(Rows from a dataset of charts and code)
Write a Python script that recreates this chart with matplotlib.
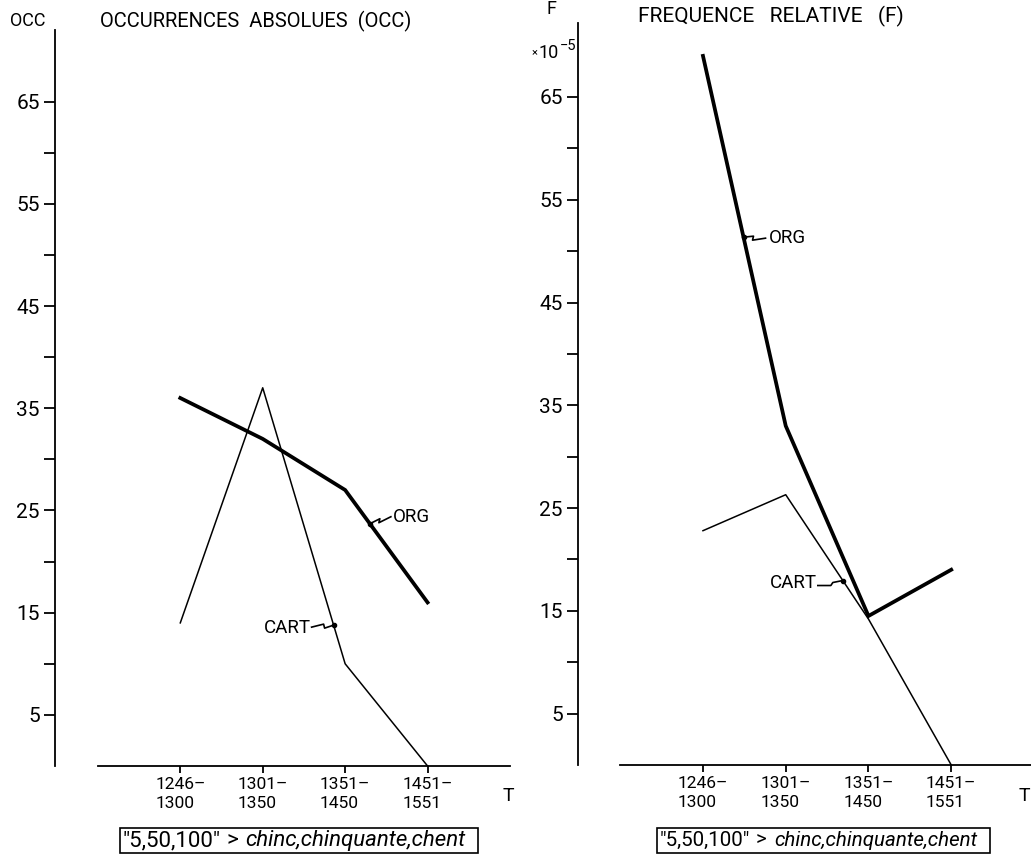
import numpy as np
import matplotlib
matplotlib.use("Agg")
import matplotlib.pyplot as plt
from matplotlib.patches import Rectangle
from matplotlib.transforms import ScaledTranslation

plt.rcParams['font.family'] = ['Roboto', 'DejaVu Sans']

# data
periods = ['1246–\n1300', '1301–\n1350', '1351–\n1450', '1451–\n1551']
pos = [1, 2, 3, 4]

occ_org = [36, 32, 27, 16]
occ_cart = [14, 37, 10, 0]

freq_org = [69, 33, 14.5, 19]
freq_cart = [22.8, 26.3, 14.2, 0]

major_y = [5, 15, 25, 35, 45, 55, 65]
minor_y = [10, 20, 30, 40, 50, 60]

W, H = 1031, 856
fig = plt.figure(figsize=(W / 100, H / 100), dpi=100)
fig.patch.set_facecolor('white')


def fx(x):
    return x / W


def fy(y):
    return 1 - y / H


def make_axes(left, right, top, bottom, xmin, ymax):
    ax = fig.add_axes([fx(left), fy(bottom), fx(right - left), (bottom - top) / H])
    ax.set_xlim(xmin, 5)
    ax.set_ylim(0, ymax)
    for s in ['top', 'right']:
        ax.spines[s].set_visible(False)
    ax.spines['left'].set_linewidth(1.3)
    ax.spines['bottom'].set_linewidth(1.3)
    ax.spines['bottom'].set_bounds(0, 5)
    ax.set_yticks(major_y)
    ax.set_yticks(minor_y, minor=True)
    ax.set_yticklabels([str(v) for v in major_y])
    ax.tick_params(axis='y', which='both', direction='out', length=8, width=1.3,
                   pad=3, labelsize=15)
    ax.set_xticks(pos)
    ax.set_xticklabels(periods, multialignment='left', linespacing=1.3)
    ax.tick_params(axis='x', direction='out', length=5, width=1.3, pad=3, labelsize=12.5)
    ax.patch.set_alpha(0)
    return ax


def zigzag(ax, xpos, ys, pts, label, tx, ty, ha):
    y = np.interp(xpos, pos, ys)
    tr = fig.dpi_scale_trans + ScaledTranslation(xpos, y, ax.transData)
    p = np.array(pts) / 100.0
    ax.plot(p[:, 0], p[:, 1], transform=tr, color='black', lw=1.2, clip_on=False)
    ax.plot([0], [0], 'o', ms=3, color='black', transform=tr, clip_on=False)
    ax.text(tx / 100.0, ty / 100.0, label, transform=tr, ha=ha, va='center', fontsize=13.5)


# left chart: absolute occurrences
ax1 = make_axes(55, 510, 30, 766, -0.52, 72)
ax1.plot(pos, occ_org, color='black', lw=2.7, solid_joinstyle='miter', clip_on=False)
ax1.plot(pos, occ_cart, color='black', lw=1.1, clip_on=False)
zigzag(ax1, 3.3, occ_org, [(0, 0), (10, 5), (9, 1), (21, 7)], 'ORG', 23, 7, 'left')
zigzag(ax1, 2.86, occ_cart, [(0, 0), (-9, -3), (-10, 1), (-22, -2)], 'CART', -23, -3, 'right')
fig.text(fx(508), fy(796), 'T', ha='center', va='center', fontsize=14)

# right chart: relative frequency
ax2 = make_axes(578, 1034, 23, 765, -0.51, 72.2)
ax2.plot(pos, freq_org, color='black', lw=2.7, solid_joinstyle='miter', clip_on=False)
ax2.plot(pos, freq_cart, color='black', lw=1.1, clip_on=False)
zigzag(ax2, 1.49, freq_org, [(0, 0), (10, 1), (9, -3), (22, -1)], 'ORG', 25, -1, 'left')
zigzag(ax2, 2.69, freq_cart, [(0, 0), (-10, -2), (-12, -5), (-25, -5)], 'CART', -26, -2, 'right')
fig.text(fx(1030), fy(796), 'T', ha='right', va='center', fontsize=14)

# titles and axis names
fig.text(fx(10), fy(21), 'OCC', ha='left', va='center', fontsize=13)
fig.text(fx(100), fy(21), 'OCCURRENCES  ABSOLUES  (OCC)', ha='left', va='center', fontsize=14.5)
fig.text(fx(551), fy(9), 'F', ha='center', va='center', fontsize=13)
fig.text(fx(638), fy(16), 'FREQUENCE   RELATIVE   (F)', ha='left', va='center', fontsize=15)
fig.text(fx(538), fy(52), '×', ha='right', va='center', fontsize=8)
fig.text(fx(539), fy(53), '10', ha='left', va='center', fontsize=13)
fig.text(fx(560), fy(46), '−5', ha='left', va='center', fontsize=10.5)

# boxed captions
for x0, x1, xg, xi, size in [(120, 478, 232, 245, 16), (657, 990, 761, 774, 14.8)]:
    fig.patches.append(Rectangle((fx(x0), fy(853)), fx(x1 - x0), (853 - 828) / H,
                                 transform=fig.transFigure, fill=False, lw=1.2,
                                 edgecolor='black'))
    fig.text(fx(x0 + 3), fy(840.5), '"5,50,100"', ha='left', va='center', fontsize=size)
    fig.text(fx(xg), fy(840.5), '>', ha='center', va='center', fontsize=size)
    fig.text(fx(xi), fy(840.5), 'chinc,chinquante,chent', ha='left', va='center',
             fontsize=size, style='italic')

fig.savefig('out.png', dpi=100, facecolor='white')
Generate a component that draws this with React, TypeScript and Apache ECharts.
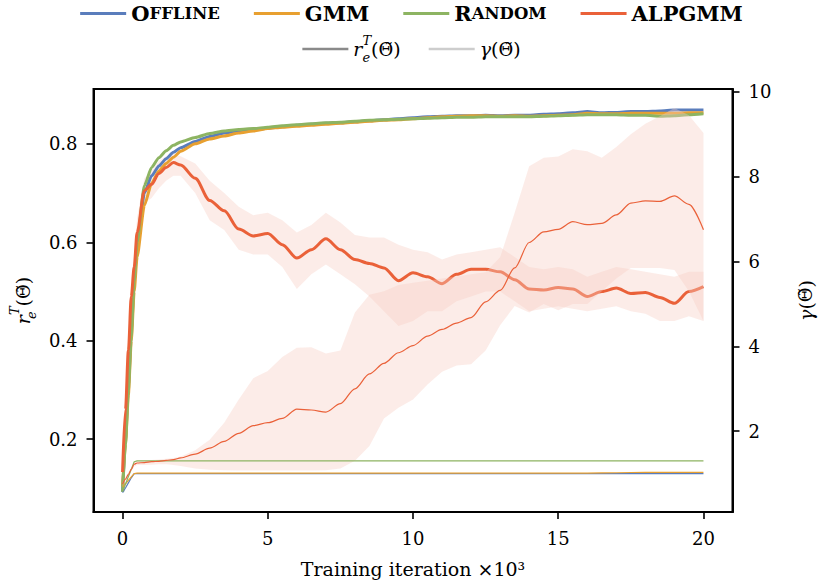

WORK INSTRUCTIONS » The word "matplotlib" appears in how many lines of the data? Answer with only the number.

ANSWER FOR THE TASK » 6